In short, today’s ECB follows in lockstep wherever the EU Commission wants to go.
As for the last goal, full employment, its jurisdictional assignment to the member states has remained in place. The EU has shown little interest in this issue, which, in fairness, could be because in the past ten years, euro zone unemployment (to focus on the most homogenous part of the EU economy) has fallen by about one-third to its current level around 6.5%. During the same period, workforce participation has increased by about three percentage points.
This implies that the member states have done a reasonably good job with their labor market policies. However, given that the EU has drastically expanded its control over both fiscal and monetary policy across the union, the positive impact of better-functioning labor markets is limited.
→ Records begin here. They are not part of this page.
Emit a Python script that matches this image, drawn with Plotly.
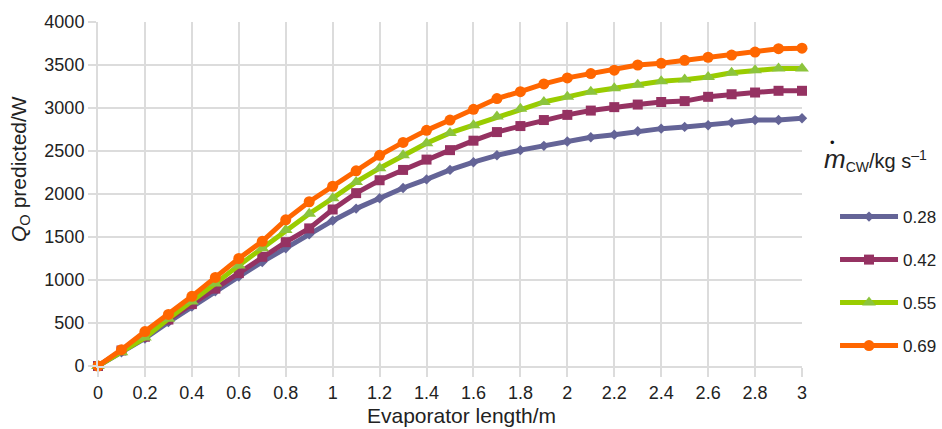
import plotly.graph_objects as go

# Evaporator length (m)
length_m = [0.0, 0.1, 0.2, 0.3, 0.4, 0.5, 0.6, 0.7, 0.8, 0.9,
            1.0, 1.1, 1.2, 1.3, 1.4, 1.5, 1.6, 1.7, 1.8, 1.9,
            2.0, 2.1, 2.2, 2.3, 2.4, 2.5, 2.6, 2.7, 2.8, 2.9, 3.0]

# Predicted heat output Q_O (W) for each cooling-water mass flow rate
q_028 = [0, 160, 320, 510, 690, 870, 1040, 1210, 1370, 1530,
         1690, 1830, 1950, 2070, 2170, 2280, 2370, 2450, 2510, 2560,
         2610, 2660, 2690, 2730, 2760, 2780, 2800, 2830, 2860, 2860, 2880]
q_042 = [0, 180, 340, 540, 720, 900, 1080, 1270, 1440, 1600,
         1820, 2010, 2160, 2280, 2400, 2510, 2620, 2720, 2790, 2860,
         2920, 2970, 3010, 3040, 3070, 3080, 3130, 3160, 3180, 3200, 3200]
q_055 = [0, 160, 330, 550, 750, 960, 1170, 1370, 1580, 1770,
         1950, 2140, 2300, 2450, 2590, 2710, 2800, 2900, 2990, 3070,
         3130, 3190, 3230, 3270, 3310, 3330, 3360, 3410, 3440, 3460, 3460]
q_069 = [0, 190, 400, 600, 810, 1030, 1250, 1450, 1700, 1910,
         2090, 2270, 2450, 2600, 2740, 2860, 2985, 3110, 3190, 3280,
         3350, 3400, 3440, 3500, 3520, 3555, 3590, 3615, 3650, 3690, 3695]

flow_labels = ["0.28", "0.42", "0.55", "0.69"]
series = [q_028, q_042, q_055, q_069]
line_colors = ["#646497", "#953262", "#99CC00", "#FF6600"]
marker_colors = ["#646497", "#953262", "#8CC43C", "#FF6600"]
symbols = ["diamond", "square", "triangle-up", "circle"]
marker_sizes = [8, 10, 12, 11]

FONT = "Liberation Sans, Arial, Helvetica, sans-serif"
TEXT = "#222222"
GRID = "#DCDCDC"

fig = go.Figure()
legend_ids = ["legend", "legend2", "legend3", "legend4"]
for i, (lab, ys) in enumerate(zip(flow_labels, series)):
    fig.add_trace(go.Scatter(
        x=length_m, y=ys, name=lab, mode="lines+markers",
        line=dict(color=line_colors[i], width=5),
        marker=dict(symbol=symbols[i], size=marker_sizes[i], color=marker_colors[i],
                    line=dict(width=0)),
        cliponaxis=False,
        legend=legend_ids[i],
    ))

# one single-entry legend per series so the entries sit at fixed heights
legend_y = [0.433, 0.308, 0.183, 0.058]
layout_legends = {}
for lid, ly in zip(legend_ids, legend_y):
    layout_legends[lid] = dict(
        x=1.0469, y=ly, xanchor="left", yanchor="middle",
        bgcolor="rgba(0,0,0,0)", borderwidth=0, itemwidth=58,
        font=dict(family=FONT, size=17, color=TEXT),
    )

fig.update_layout(
    width=942, height=429,
    margin=dict(l=98, r=140, t=22, b=63, autoexpand=False),
    paper_bgcolor="white", plot_bgcolor="white",
    font=dict(family=FONT, size=18, color=TEXT),
    showlegend=True,
    **layout_legends,
    xaxis=dict(
        range=[0, 3], dtick=0.2, tick0=0,
        showgrid=True, gridcolor=GRID, gridwidth=2,
        showline=True, linecolor=GRID, linewidth=2,
        ticks="outside", ticklen=9, tickwidth=2, tickcolor=GRID,
        zeroline=False, automargin=False,
        tickfont=dict(family=FONT, size=18, color=TEXT),
    ),
    yaxis=dict(
        range=[0, 4000], dtick=500, tick0=0,
        showgrid=True, gridcolor=GRID, gridwidth=2,
        showline=True, linecolor=GRID, linewidth=2,
        ticks="outside", ticklen=8, tickwidth=2, tickcolor=GRID,
        zeroline=False, automargin=False,
        tickfont=dict(family=FONT, size=18, color=TEXT),
    ),
)

# axis titles
fig.add_annotation(
    xref="paper", yref="paper", x=0.517, y=-0.1453, xanchor="center", yanchor="middle",
    showarrow=False, text="Evaporator length/m",
    font=dict(family=FONT, size=21, color=TEXT),
)
fig.add_annotation(
    xref="paper", yref="paper", x=-0.1108, y=0.5727, xanchor="center", yanchor="middle",
    showarrow=False, textangle=-90, text="<i>Q</i><sub>O</sub> predicted/W",
    font=dict(family=FONT, size=21, color=TEXT),
)

# legend heading: mass flow rate of cooling water
fig.add_annotation(
    xref="paper", yref="paper", x=1.0284, y=0.599, xanchor="left", yanchor="middle",
    showarrow=False,
    text="<i><span style='font-size:26px'>m</span></i><sub>CW</sub>/kg s<sup>\u20131</sup>",
    font=dict(family=FONT, size=20, color=TEXT),
)
fig.add_annotation(
    xref="paper", yref="paper", x=1.043, y=0.651, xanchor="center", yanchor="middle",
    showarrow=False, text="\u2022",
    font=dict(family=FONT, size=13, color="#111111"),
)

fig.write_html("out.html")
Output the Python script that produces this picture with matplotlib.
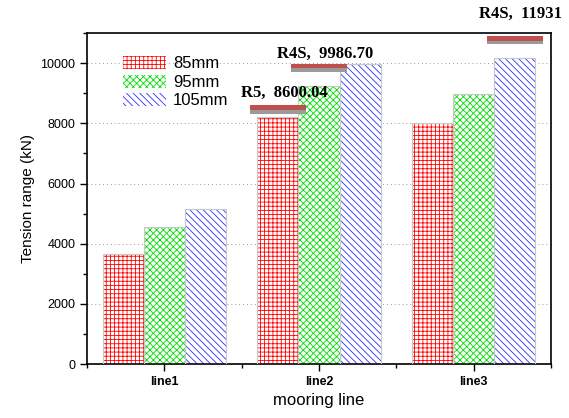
import matplotlib
matplotlib.use("Agg")
import matplotlib.pyplot as plt
from matplotlib.ticker import MultipleLocator
from matplotlib.patches import Patch
import numpy as np

plt.rcParams["font.family"] = ["Liberation Sans", "DejaVu Sans"]
plt.rcParams["hatch.linewidth"] = 0.6

categories = ["line1", "line2", "line3"]
series_names = ["85mm", "95mm", "105mm"]
tension = {
    "85mm": [3650, 8200, 8000],
    "95mm": [4560, 9240, 8970],
    "105mm": [5150, 9960, 10170],
}
colors = ["#ff0000", "#00dd00", "#3030ff"]
hatches = ["++++", "xxxxx", "\\\\\\\\\\"]

# grade limits: label, value, which line / which bar, drawn height
grade_labels = ["R5", "R4S", "R4S"]
grade_values = ["8600.04", "9986.70", "11931"]
grade_cat = [1, 1, 2]
grade_series = [0, 1, 2]
grade_draw = [8600, 9986.7, 10900]
label_gap = [130, 70, 480]

fig = plt.figure(figsize=(5.69, 4.18), dpi=100)
ax = fig.add_axes([0.153, 0.129, 0.815, 0.792])

x = np.arange(len(categories)) + 0.5
w = 0.8 / 3
for i, name in enumerate(series_names):
    xs = x + (i - 1) * w
    ax.bar(xs, tension[name], width=w, color="white", edgecolor=colors[i],
           hatch=hatches[i], linewidth=0, zorder=2)
    ax.bar(xs, tension[name], width=w, fill=False, edgecolor="#c8c8c8",
           linewidth=0.8, zorder=3)

handles = [Patch(facecolor="white", edgecolor=colors[i], hatch=hatches[i], linewidth=0)
           for i in range(3)]
ax.legend(handles, series_names, loc="upper left", bbox_to_anchor=(0.045, 0.975),
          frameon=False, fontsize=12, handlelength=2.6, handleheight=0.8,
          labelspacing=0.2, handletextpad=0.4)

for k in range(len(grade_labels)):
    cx = x[grade_cat[k]] + (grade_series[k] - 1) * w
    yv = grade_draw[k]
    bw = 0.36
    ax.fill_between([cx - bw / 2, cx + bw / 2], yv - 280, yv - 150,
                    color="#9a9a9a", lw=0, zorder=5)
    ax.fill_between([cx - bw / 2, cx + bw / 2], yv - 160, yv,
                    color="#c0504d", lw=0, zorder=6)
    ax.text(cx + 0.04, yv + label_gap[k], f"{grade_labels[k]},  {grade_values[k]}",
            ha="center", va="bottom", fontsize=12, fontweight="bold",
            family="Liberation Serif", zorder=7, clip_on=False)

ax.set_xlim(0, 3)
ax.set_ylim(0, 11000)
ax.set_xticks(x)
ax.set_xticklabels(categories, fontsize=9, fontweight="bold")
ax.xaxis.set_minor_locator(MultipleLocator(1))
ax.yaxis.set_major_locator(MultipleLocator(2000))
ax.yaxis.set_minor_locator(MultipleLocator(1000))
ax.tick_params(axis="y", labelsize=9)
ax.tick_params(which="major", length=5, width=1)
ax.tick_params(which="minor", length=3, width=1)
ax.yaxis.grid(True, linestyle=(0, (1, 3)), color="#999999", linewidth=0.7, zorder=0)
ax.set_axisbelow(True)
for s in ax.spines.values():
    s.set_linewidth(1.2)

ax.set_xlabel("mooring line", fontsize=12)
ax.set_ylabel("Tension range (kN)", fontsize=11)

fig.savefig("out.png", dpi=100)
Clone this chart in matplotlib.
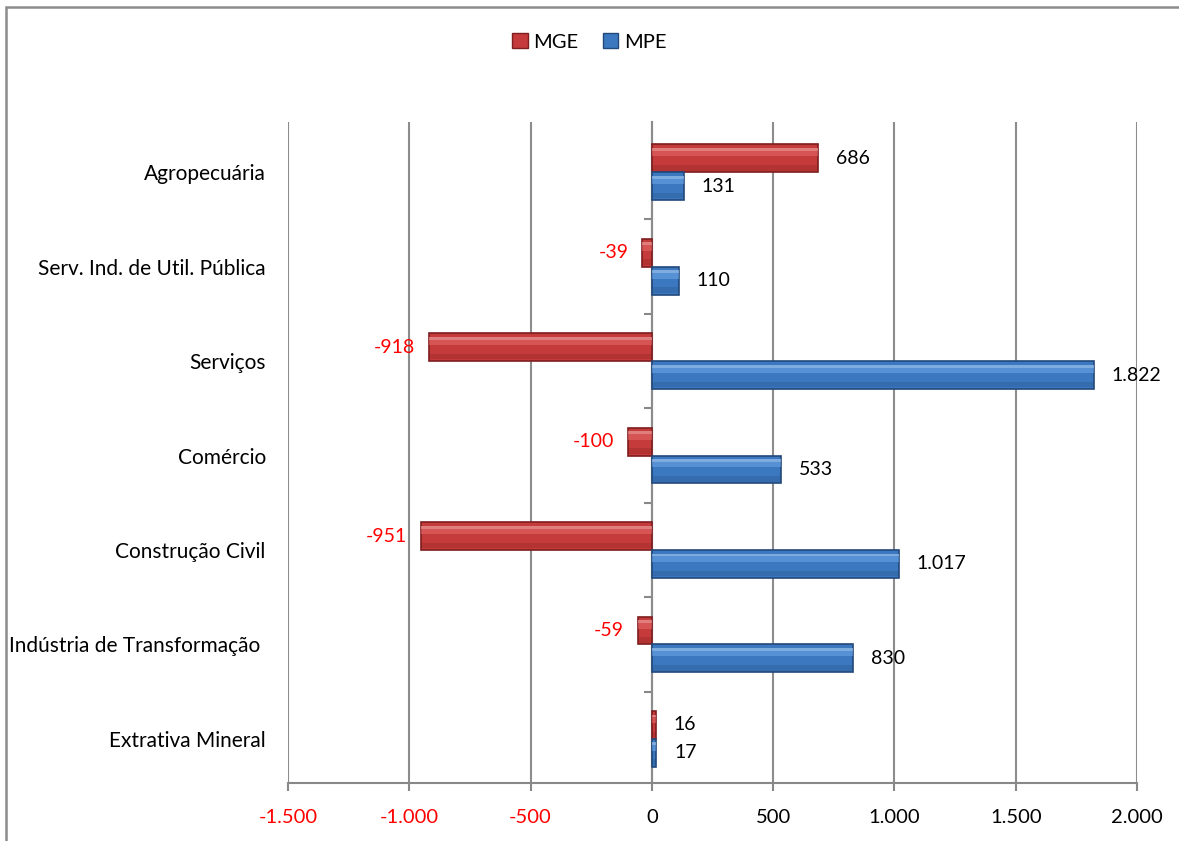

With its budget for 2028-2034, the EU Commission continues to expand its jurisdictional ambitions over policymaking. As Tamas Orbán reported on July 16th, EU Commission President Ursula von der Leyen talks about the budget in terms of size, ambition, and scope. She lauds the EU’s expansion of policy making, both in areas where it is already active and in areas where it has not yet set foot.
In the Commission’s own words:
Europe faces an increasing number of challenges in numerous areas such as security, defence, competitiveness, migration, energy and climate resilience. These are not temporary but reflect systemic geopolitical and economic shifts that require a strong and forward-looking response. The Commission therefore proposes a fundamental redesign of the EU budget
The list of policy areas where the Commission wants to be involved with its budget spans across policy areas where it was unthinkable for the EU to be involved 30 years ago. Gone is the careful demarcation between policy jurisdictions in the Maastricht policy triad; gone is the confinement of the Commission to a fiscal policy oversight role under the Stability and Growth Pact; gone is the presumption of an independent central bank.
There is one area where the EU still has not been able to expand nearly as aggressively as it has in terms of where to spend money. The Commission still has to rely on member states to provide any meaningful amounts of tax revenue for the EU. The Commission makes no secret of what it wants: a lump-sum corporate income tax and a tobacco tax are the most protruding examples.
It is high time for the member states to put an end to the EU’s steadily expanding policy ambitions. The time to do it is now, when the Commission still depends almost entirely on member states for its revenue. Once the EU has its own tax system in place and can pull in revenue independently of the member states, the battle is lost against an unhinged, unending, and unnervingly totalitarian pan-European super government.